▸ **Exercise aim**
Starting with the line that contains "Recreate this image" and stopping after the line that contains "157, 160, 161, 163, 166, 169, 172, 175, 178, 180]", output every line exactly as it stands.

▸ **Data for processing**
## Begin

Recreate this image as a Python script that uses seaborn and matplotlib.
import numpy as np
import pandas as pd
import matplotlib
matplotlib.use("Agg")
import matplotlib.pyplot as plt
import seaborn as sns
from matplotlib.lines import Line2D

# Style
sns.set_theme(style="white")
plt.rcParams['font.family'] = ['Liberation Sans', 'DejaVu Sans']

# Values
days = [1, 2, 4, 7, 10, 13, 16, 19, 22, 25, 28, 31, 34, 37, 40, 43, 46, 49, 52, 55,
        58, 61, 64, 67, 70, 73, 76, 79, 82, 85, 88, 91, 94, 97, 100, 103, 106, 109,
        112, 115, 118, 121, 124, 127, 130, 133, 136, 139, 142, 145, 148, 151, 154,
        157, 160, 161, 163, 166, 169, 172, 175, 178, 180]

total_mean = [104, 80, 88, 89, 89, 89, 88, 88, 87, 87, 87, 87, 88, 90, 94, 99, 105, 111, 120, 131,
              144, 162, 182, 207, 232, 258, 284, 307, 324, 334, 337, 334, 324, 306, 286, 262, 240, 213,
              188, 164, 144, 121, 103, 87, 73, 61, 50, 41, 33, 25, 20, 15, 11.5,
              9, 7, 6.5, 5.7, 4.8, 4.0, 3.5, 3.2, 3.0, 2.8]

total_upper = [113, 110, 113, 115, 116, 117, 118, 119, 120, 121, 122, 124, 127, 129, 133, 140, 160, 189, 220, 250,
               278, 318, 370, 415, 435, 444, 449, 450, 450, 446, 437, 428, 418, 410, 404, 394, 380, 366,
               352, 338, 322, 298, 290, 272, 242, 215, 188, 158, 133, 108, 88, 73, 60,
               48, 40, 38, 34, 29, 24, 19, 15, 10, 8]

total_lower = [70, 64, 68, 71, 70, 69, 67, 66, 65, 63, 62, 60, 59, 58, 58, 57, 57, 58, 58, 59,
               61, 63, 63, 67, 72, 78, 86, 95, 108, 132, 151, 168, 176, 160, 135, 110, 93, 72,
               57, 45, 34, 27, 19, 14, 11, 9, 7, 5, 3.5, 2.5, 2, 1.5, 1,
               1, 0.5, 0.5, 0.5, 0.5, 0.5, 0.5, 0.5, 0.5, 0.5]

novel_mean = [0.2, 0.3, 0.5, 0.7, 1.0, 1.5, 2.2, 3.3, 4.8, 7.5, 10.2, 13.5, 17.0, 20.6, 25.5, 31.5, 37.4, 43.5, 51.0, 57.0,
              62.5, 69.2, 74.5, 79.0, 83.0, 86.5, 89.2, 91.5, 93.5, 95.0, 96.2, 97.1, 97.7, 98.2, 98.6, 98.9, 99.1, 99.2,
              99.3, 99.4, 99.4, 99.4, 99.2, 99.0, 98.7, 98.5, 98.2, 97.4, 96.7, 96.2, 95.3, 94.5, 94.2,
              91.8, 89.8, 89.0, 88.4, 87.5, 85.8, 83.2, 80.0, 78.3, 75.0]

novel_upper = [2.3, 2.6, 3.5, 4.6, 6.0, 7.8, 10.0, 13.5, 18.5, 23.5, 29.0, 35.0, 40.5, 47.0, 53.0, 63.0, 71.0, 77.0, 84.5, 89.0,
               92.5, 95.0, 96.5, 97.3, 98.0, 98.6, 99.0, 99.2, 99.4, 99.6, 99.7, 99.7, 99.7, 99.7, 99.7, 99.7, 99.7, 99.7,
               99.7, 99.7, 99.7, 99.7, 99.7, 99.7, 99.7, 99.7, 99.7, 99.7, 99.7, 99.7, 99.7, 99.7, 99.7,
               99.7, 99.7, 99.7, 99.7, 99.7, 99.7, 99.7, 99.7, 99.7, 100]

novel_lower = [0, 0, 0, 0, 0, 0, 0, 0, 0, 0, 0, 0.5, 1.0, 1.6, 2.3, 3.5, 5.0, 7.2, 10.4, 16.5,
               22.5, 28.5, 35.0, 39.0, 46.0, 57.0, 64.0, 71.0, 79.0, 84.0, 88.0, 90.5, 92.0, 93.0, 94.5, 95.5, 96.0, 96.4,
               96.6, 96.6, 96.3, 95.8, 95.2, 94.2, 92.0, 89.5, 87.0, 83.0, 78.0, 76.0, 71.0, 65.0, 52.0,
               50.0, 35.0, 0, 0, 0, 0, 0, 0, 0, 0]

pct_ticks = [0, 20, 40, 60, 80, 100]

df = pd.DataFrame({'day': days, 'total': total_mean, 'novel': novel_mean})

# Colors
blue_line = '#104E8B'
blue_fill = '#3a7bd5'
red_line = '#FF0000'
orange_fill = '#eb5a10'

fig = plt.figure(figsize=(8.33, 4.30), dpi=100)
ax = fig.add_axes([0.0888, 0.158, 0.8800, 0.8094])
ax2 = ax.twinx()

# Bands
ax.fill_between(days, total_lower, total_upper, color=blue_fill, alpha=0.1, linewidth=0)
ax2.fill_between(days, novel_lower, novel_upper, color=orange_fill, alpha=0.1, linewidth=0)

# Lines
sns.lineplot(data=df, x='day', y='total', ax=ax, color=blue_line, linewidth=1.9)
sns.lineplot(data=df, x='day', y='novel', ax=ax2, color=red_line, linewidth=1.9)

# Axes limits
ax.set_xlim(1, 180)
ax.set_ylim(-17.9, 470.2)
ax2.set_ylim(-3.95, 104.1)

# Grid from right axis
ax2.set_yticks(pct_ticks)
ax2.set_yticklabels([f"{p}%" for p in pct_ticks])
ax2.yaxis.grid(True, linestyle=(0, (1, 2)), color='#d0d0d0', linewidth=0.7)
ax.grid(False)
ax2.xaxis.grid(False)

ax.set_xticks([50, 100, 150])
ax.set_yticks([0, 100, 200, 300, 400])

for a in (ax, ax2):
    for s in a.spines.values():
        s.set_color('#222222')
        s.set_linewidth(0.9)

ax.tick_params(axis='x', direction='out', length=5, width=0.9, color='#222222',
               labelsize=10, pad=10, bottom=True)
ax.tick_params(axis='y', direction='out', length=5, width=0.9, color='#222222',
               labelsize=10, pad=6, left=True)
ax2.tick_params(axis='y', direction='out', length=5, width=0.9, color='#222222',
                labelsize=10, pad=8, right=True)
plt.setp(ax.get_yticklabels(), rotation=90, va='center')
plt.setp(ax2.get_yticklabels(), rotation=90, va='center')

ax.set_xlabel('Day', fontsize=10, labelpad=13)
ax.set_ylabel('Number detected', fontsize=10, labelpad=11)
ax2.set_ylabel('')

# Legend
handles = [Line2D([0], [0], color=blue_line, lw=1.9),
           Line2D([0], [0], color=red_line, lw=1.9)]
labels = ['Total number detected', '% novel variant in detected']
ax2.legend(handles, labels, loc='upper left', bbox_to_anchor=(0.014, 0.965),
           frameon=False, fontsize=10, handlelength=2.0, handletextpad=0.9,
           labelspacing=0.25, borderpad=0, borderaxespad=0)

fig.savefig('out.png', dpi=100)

## End
## Begin

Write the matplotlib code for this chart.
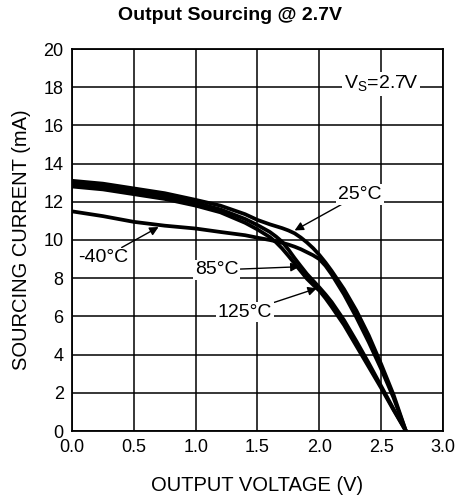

## End
## Begin

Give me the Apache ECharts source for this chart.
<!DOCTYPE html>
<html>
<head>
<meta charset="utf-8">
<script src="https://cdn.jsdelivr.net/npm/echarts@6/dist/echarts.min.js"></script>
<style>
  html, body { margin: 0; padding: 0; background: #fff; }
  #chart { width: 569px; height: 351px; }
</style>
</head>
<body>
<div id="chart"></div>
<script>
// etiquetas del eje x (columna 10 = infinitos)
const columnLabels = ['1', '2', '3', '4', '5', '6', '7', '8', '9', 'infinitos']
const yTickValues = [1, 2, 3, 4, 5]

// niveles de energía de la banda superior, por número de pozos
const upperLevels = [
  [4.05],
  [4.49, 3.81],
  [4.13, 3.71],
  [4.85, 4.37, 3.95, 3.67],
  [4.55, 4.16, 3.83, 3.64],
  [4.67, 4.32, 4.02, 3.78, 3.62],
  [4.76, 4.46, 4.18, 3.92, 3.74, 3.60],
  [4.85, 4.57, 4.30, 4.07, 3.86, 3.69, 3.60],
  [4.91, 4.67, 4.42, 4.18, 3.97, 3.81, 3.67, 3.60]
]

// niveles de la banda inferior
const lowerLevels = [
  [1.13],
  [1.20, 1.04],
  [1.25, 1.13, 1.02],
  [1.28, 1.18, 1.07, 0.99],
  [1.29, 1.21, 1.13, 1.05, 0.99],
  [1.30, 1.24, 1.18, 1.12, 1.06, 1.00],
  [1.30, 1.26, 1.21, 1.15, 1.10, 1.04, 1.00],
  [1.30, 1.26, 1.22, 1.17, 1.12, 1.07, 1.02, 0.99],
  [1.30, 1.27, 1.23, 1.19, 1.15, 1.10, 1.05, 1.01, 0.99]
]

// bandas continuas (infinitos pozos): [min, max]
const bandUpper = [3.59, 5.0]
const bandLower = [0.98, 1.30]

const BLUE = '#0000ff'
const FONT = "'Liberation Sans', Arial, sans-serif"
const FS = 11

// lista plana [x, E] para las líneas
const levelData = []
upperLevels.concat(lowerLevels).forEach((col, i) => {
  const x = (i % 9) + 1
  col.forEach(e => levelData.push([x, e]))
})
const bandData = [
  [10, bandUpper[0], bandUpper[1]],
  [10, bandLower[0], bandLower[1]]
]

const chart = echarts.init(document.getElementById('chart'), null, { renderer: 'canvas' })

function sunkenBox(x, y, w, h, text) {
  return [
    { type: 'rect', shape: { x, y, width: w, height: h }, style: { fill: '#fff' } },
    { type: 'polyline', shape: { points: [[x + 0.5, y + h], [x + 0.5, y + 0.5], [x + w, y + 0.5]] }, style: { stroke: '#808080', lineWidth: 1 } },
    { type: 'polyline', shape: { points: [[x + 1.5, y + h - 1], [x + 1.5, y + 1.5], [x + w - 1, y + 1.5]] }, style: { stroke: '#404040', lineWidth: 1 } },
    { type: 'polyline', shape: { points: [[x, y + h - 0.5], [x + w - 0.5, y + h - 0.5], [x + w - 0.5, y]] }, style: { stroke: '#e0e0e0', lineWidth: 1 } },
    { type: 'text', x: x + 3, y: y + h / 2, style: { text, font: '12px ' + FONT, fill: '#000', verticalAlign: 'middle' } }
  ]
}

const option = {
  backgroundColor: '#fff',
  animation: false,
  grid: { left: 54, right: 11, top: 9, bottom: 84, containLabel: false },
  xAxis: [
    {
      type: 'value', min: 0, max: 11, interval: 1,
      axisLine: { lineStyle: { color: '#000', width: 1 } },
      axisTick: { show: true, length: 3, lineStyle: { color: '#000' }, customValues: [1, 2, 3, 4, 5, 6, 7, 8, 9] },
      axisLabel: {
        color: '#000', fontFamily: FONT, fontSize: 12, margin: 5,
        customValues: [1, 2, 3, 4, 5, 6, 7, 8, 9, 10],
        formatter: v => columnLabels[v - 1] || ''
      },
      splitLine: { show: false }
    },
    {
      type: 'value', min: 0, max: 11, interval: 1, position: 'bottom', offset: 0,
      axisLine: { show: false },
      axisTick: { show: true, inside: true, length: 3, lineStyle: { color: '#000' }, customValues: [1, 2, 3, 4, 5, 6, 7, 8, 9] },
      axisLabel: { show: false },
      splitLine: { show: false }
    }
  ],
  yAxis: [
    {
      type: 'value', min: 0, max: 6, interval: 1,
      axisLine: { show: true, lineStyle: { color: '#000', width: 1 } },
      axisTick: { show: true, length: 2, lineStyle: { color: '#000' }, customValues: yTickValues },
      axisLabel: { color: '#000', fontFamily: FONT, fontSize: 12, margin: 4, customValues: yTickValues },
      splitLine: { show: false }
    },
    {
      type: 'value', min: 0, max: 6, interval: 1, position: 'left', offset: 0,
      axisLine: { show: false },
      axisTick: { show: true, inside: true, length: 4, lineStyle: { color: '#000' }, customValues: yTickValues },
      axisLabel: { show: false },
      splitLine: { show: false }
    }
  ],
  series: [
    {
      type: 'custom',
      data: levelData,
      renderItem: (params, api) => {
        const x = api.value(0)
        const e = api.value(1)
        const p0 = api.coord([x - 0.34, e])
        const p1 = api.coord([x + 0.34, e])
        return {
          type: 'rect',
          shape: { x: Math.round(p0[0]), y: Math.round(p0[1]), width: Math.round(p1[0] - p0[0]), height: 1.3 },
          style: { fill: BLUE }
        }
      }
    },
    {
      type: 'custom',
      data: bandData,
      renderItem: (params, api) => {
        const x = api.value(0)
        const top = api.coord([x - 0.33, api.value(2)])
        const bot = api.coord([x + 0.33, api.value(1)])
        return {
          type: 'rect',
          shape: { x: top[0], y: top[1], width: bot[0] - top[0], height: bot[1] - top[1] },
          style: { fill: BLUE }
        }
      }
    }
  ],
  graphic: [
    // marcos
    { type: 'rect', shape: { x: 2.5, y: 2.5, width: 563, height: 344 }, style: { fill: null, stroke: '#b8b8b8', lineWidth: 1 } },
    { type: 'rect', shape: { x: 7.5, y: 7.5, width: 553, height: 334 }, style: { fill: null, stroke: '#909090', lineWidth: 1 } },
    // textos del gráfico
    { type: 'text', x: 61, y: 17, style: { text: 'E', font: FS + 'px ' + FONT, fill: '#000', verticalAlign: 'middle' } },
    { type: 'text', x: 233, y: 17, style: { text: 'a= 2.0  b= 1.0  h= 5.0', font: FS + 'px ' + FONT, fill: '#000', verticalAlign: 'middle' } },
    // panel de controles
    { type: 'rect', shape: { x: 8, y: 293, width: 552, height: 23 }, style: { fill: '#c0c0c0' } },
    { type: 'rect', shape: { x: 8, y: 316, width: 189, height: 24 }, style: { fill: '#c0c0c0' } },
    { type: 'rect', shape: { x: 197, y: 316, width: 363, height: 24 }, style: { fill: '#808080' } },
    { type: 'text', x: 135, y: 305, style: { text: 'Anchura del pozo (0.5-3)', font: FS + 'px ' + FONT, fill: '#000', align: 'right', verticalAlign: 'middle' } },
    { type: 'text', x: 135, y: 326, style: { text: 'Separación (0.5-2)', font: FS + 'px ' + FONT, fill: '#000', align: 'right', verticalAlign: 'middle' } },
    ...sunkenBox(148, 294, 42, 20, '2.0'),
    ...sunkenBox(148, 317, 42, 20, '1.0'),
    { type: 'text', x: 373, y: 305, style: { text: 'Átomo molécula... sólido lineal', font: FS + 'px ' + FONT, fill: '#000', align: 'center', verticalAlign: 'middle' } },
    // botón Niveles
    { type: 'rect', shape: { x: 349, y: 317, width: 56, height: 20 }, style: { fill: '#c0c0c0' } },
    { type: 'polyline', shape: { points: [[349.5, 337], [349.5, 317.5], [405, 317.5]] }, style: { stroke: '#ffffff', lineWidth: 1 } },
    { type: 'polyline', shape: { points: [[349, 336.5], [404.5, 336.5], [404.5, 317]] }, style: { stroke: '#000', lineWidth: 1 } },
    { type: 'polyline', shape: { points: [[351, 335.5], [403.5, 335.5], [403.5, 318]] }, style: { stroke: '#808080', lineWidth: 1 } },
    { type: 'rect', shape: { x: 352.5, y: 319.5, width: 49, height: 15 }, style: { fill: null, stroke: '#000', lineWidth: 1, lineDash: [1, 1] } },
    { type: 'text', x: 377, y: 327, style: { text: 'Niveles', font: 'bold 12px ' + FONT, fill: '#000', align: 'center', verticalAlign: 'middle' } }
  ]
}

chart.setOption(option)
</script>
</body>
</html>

## End

▸ **Output for this exercise**
Recreate this image as a Python script that uses seaborn and matplotlib.
import numpy as np
import pandas as pd
import matplotlib
matplotlib.use("Agg")
import matplotlib.pyplot as plt
import seaborn as sns
from matplotlib.lines import Line2D

# Style
sns.set_theme(style="white")
plt.rcParams['font.family'] = ['Liberation Sans', 'DejaVu Sans']

# Values
days = [1, 2, 4, 7, 10, 13, 16, 19, 22, 25, 28, 31, 34, 37, 40, 43, 46, 49, 52, 55,
        58, 61, 64, 67, 70, 73, 76, 79, 82, 85, 88, 91, 94, 97, 100, 103, 106, 109,
        112, 115, 118, 121, 124, 127, 130, 133, 136, 139, 142, 145, 148, 151, 154,
        157, 160, 161, 163, 166, 169, 172, 175, 178, 180]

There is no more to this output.